Words: Your Most Powerful Weapon

Words: Your Most Powerful Weapon

As a dance educationalist I work with a mass amount of young people with challenging behaviour. How I interact with them depends on that individual. It is so important to look at every aspect of a person. We need to listen. We also need to listen to what is not being said. I’ve spoke on many occasions of the importance of body language and that the body speaks a thousand words. As teachers we need to be more body literate. However, in an online environment where we can not read our ‘audience’ how does one know the techniques to use or what that individual is saying to us? How can we cater to the needs of a massive community?  If, people share a false, filtered or fragmented identity can we really identify with them? Without full interaction can we really ‘listen’ to everything that they are telling us?
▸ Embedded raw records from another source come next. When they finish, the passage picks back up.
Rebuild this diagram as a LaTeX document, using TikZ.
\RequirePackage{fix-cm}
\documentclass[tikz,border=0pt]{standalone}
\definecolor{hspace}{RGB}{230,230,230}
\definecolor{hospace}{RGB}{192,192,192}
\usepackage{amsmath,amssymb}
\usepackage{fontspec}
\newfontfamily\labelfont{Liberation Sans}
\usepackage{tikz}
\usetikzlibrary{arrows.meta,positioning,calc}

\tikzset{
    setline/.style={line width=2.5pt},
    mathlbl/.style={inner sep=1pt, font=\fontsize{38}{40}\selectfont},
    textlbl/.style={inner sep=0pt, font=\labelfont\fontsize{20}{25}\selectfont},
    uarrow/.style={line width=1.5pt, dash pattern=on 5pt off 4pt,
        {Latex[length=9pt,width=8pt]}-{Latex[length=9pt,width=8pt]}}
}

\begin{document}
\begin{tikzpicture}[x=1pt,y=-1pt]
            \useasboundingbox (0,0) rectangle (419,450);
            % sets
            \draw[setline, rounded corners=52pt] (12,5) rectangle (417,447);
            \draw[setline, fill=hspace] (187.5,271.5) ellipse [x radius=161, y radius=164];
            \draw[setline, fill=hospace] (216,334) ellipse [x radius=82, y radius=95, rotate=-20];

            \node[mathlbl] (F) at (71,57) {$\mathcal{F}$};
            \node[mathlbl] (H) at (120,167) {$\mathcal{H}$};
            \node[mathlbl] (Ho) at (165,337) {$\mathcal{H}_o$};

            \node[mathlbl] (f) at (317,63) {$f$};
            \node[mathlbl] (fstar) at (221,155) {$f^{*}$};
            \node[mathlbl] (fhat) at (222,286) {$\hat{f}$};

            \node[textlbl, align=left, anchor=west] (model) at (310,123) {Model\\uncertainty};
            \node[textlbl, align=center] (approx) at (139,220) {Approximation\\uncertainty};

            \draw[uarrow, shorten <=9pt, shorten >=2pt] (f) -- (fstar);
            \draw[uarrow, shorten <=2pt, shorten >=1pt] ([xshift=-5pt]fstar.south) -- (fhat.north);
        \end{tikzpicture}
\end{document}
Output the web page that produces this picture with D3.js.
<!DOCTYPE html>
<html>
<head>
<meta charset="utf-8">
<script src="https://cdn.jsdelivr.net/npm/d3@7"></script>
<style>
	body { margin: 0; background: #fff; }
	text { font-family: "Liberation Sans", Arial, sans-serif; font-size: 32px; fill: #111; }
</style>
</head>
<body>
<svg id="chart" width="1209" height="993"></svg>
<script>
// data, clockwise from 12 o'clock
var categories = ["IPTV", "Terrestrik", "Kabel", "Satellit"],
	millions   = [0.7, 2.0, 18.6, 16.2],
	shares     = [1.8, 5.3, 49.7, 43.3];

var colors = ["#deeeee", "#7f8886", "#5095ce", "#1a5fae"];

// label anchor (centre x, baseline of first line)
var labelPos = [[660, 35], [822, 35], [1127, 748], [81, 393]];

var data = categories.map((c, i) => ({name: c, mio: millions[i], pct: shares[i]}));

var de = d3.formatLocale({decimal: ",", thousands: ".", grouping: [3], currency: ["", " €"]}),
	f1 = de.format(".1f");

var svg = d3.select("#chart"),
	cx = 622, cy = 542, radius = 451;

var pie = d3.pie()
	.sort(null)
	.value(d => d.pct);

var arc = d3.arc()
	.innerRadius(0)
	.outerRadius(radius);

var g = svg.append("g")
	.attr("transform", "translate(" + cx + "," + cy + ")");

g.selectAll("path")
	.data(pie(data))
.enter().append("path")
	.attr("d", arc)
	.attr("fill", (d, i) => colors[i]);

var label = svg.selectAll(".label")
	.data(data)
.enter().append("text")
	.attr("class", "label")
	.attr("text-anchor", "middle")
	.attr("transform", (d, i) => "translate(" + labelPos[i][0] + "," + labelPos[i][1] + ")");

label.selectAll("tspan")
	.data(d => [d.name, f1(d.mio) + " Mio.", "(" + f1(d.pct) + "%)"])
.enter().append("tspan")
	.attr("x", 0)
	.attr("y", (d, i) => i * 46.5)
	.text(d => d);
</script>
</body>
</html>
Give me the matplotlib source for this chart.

Kozinets discusses our need to consider the participants relationship between the other person(s) and central consumption activity they are engaged in whilst contributing to the online community (Kozinets, 2010. p 31). We take on other identities during our disembodied online presence which could influence and promote fragmentation of identity.
“communicators are presumed to suffer from a reduction in social cues” (Kozinets, 2010. p23).
Kozinets, R. V. (2010) Chapter 2 ‘Understanding Culture Online’, Netnography: doing ethnographic research online. London: Sage. pp. 21-40.